‘This is Shenandoah by Disturbed Earth’, said the DJ. ‘Before that you heard Coir’. As the deep drone ramped up a member of the audience turned to the artist to compliment him on the track. He thanked her for the comment and they began a conversation about his upcoming musical projects.  ‘By the way’ she then asked, ‘what time is it where you are?’

It’s fair to say that, for The Beatles, Shea Stadium was a significant step up from the Cavern Club. Their sudden stratospheric popularity meant that the show was an easy sell-out and, on the 15th August 1965 fifty-five thousand Beatlemaniacs duly filed into the ground. Unfortunately, while the fans were there for the Fab Four, the technology wasn’t. Vox had created special 100-watt amplifiers for the tour but they were hopelessly inadequate for an open-air concert in a ground that had actually been designed for sporting events. John and co ended up playing their instruments through the PA system.

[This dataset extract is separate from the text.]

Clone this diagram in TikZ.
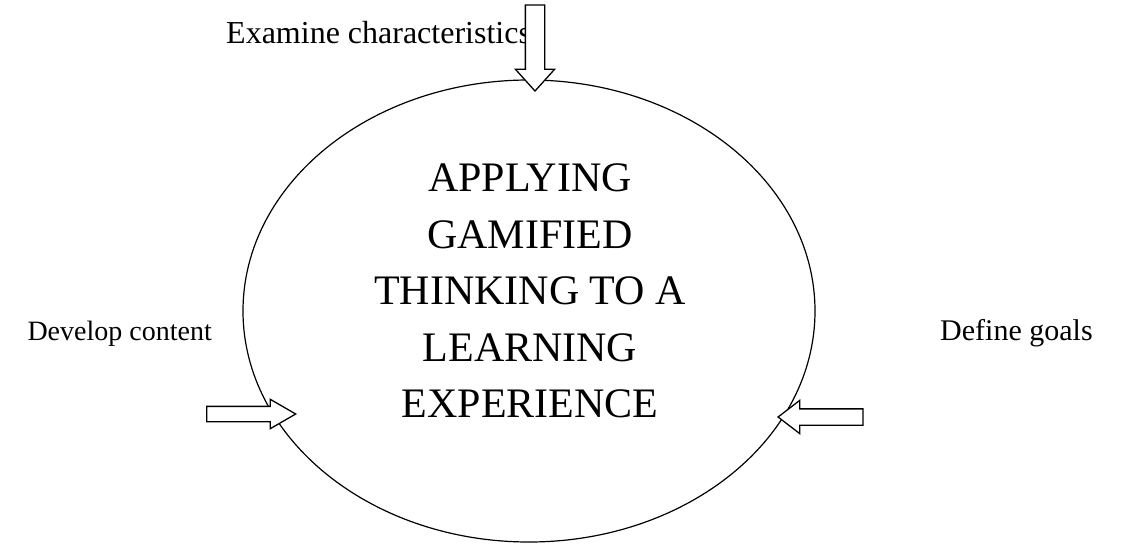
\documentclass[tikz,border=0pt]{standalone}
\usepackage{fontspec}
\setmainfont{Liberation Serif}
\usepackage{tikz}
\usetikzlibrary{shapes,arrows,positioning}

\begin{document}
\begin{tikzpicture}[
    x=1pt, y=-1pt,
    every node/.style={align=center},
    core/.style={ellipse, draw, line width=1.2pt, minimum width=572pt, minimum height=462pt, inner sep=0pt},
    coretext/.style={font=\fontsize{42}{56.5}\selectfont, inner sep=0pt},
    stage/.style={font=\fontsize{#1}{36}\selectfont, inner sep=0pt},
    blockarrow/.style={single arrow, draw, fill=white, line width=1.3pt, inner xsep=0pt, minimum height=#1}
]
\useasboundingbox (0,0) rectangle (1131,545);

% Central cycle
\node[core] (cycle) at (529,311) {};
\node[coretext] (cycle_text) at (530,291) {APPLYING\\GAMIFIED\\THINKING TO A\\LEARNING\\EXPERIENCE};

% Stages around the cycle
\node[stage=32, anchor=base west] (stage_examine) at (226,44) {Examine characteristics};
\node[stage=28, anchor=base east] (stage_develop) at (212,340) {Develop content};
\node[stage=30, anchor=base west] (stage_define) at (940,340) {Define goals};

% Block arrows into the cycle
\node[blockarrow=86pt, inner ysep=9pt, single arrow head extend=10pt, single arrow tip angle=84, rotate=-90, anchor=tip] (arrow_examine) at (535,92) {};
\node[blockarrow=89pt, inner ysep=7pt, single arrow head extend=7pt, single arrow tip angle=60, anchor=tip] (arrow_develop) at (297,414) {};
\node[blockarrow=85pt, inner ysep=7.5pt, single arrow head extend=8.5pt, single arrow tip angle=75, rotate=180, anchor=tip] (arrow_define) at (777,417) {};

\end{tikzpicture}
\end{document}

Technology caught up in short order and by the time The Beatles finished with live performances, stadium gigs had become de rigeur for any band of decent size and the additional wattage available meant that for some genres, notably hard and progressive rock, arenas were the definitive musical space. Just over ten years after the Shea Stadium whisper-gig, The Who made the record for the loudest gig ever, a thundering assault of a concert that measured120db from fifty feet away. Like The Beatles, The Who were playing at a sport arena (Charlton Athletic’s Valley Stadium). Unlike The Beatles, the Who had the kit to handle it. Like acoustic amplification and electrification before it, technology helped music get louder. 

Which is all well and good for loud sounds, but what of quieter music? For some styles, even a small venue just isn’t intimate enough. I attended an ambient gig once, in the back room of a pub. There were far fewer than fifty thousand people there but it was still too much. Every clink of a glass, every cough threatened to interrupt the performance. As each track ended, the applause, while deserved, felt almost apologetic. And conversation? Forget it. Ambient is music for headphones. It’s a personal experience, almost the antithesis of stadium rock.

But if technology can rescue music at the higher end of the decibel chart, it can do so in the single figure region too. The availability of online gigs (in reality, live improvisation) on places such as Livestream and on internet radio means that the pleasures of live music; its flexibility, imperfection and improvisation, can be enjoyed in private spaces, even in your own living room. I’ve enjoyed many live performances in this way and I’ve found that the privacy has enabled me to pay closer attention to the music and to hear every sweet detail. It’s ambient music at the interesting end of Brian Eno’s originating maxim. 

There is, of course, more to gigs than that. They should be communal experiences, shared moments of musical enjoyment. If they are small enough you should be able to interact with the performer. If you like what he or she is playing, you want to tell them. If you’re happy to have the mystery broken, you can even ask them how they achieved the sound. 

That too can be done online. The use of chat rooms means that online performances can be shared. They have become a private communal experience.

Take the conversation quoted at the top of this piece. It was taken from a session of Nightscaping, a regular dark ambient show hosted by ambient artist Har. He presents the show on audio via Stillstream and in video on Livestream. It, like many such shows, is a quiet, comfortable affair (your correspondent often listens from the natural comfort of his bed). Strictly speaking, it’s a radio show featuring live in-studio performances, but there is something else. The chatrooms meant that, wherever the ‘attendees’ were listening from, Melbourne, Los Angeles, Leicester, they could join in and enjoy the experience together. They could talk about the music without talking over it.

That global aspect is yet another advantage. For those of us who can no longer get out to gigs, or who live way off the trail of touring bands, the online experience offers an opportunity to participate in the improvisational musical experience without engaging babysitters or booking hotel rooms. They are, if you like, gigs of convenience, inclusive and inviting to anyone with an internet connection. 

Private and communal. Intimate and global. Singular and inclusive. The experience is a patchwork of contradictions that nevertheless make sense. They aren’t likely to replace real eyeball-to-eyeball concerts and the technology required to transmit moshpit sweat online remains beyond the power of even the smartest boffins but if you’re looking for a quiet and personal gig-going experience, you’re only a click away and, unlike The Beatles, we already have the technology to achieve it.